The perimeter of a right angled isosceles triangle (T) is `(24+12sqrt2)` cm if one of T's smaller sides is equal to the side of a square(R) then what is R's area

To solve the problem, we need to find the area of square R given the perimeter of a right-angled isosceles triangle T. ### Step-by-Step Solution: 1. **Understanding the Triangle**: - Let the lengths of the two equal sides (the smaller sides) of the right-angled isosceles triangle T be \( x \) cm. - The hypotenuse (the third side) can be calculated using the Pythagorean theorem: \[ AC = \sqrt{AB^2 + BC^2} = \sqrt{x^2 + x^2} = \sqrt{2x^2} = x\sqrt{2} \] 2. **Calculating the Perimeter**: - The perimeter \( P \) of triangle T is the sum of all its sides: \[ P = AB + BC + AC = x + x + x\sqrt{2} = 2x + x\sqrt{2} \] - We know from the problem that the perimeter is given as \( 24 + 12\sqrt{2} \) cm.
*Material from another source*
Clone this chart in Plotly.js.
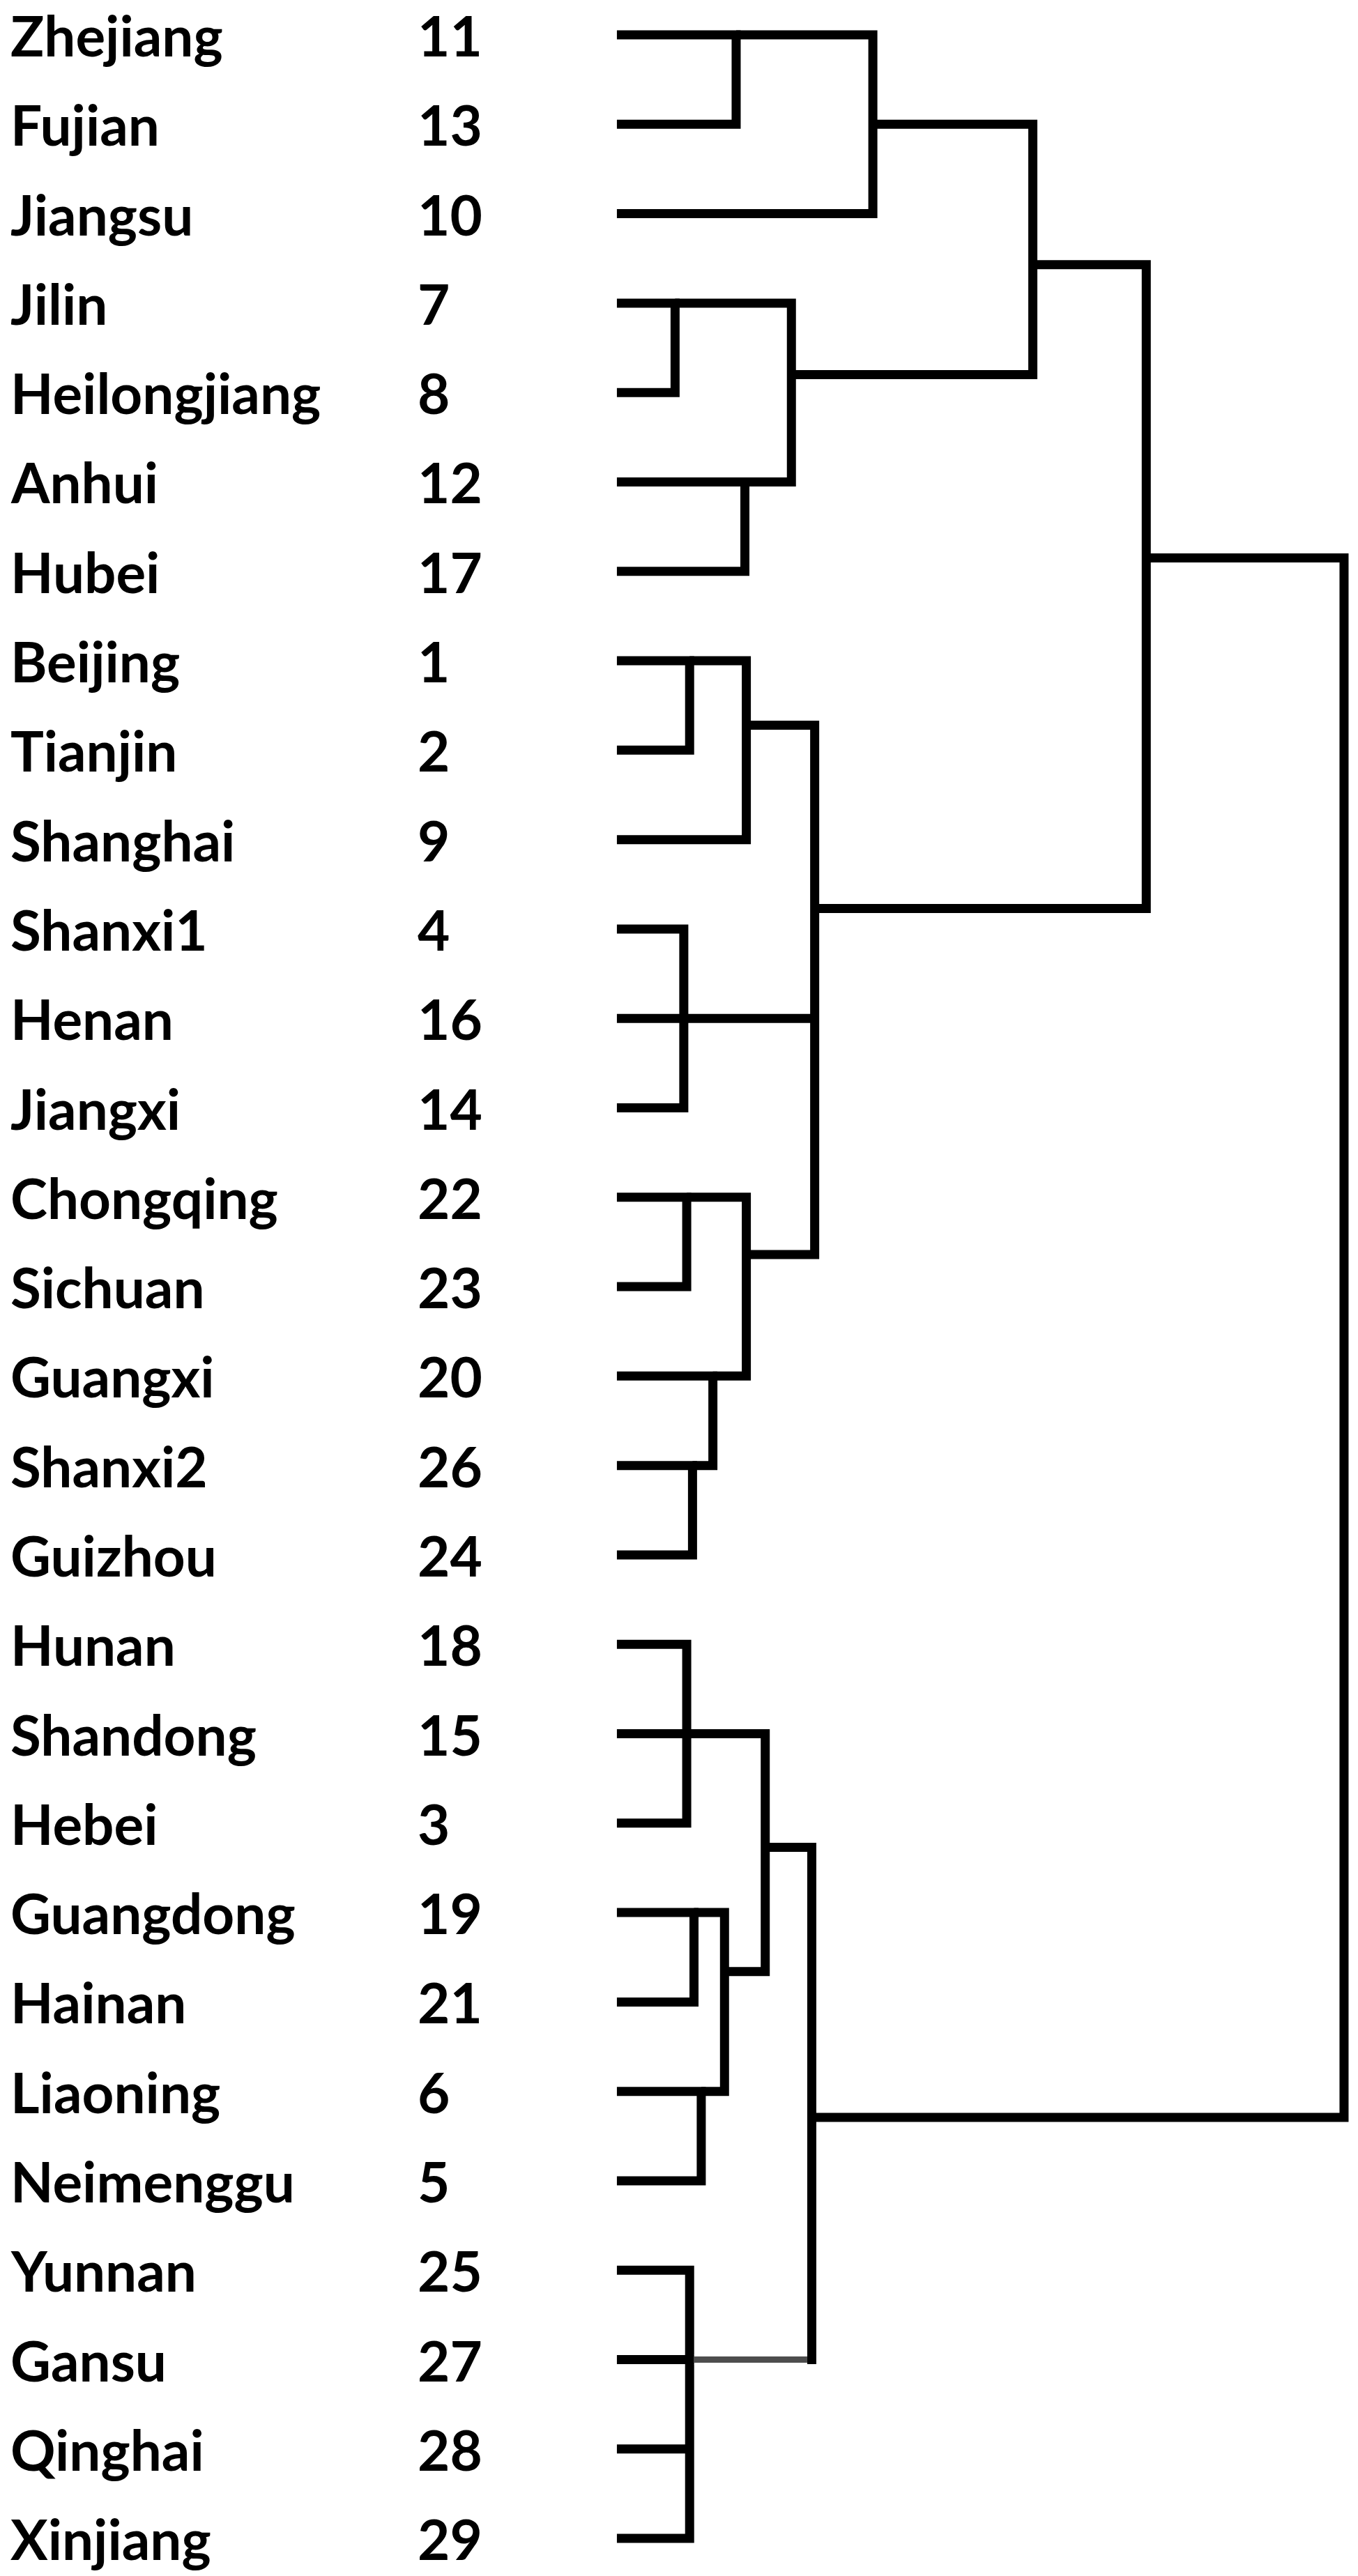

Therefore, we can set up the equation: \[ 2x + x\sqrt{2} = 24 + 12\sqrt{2} \] 3. **Factoring Out \( x \)**: - Rearranging the equation gives: \[ x(2 + \sqrt{2}) = 24 + 12\sqrt{2} \] 4. **Solving for \( x \)**: - To find \( x \), divide both sides by \( (2 + \sqrt{2}) \): \[ x = \frac{24 + 12\sqrt{2}}{2 + \sqrt{2}} \] 5. **Rationalizing the Denominator**: - Multiply the numerator and denominator by the conjugate of the denominator: \[ x = \frac{(24 + 12\sqrt{2})(2 - \sqrt{2})}{(2 + \sqrt{2})(2 - \sqrt{2})} \] - The denominator simplifies to: \[ 2^2 - (\sqrt{2})^2 = 4 - 2 = 2 \] - The numerator expands to: \[ 24 \cdot 2 - 24\sqrt{2} + 12\sqrt{2} \cdot 2 - 12 \cdot 2 = 48 - 24\sqrt{2} + 24\sqrt{2} - 24 = 24 \] - Thus: \[ x = \frac{24}{2} = 12 \text{ cm} \] 6. **Finding the Area of Square R**: - Since the side of square R is equal to the smaller side \( x \) of triangle T, the side of square R is 12 cm. - The area \( A \) of square R is given by: \[ A = \text{side}^2 = 12^2 = 144 \text{ cm}^2 \] ### Final Answer: The area of square R is \( 144 \text{ cm}^2 \).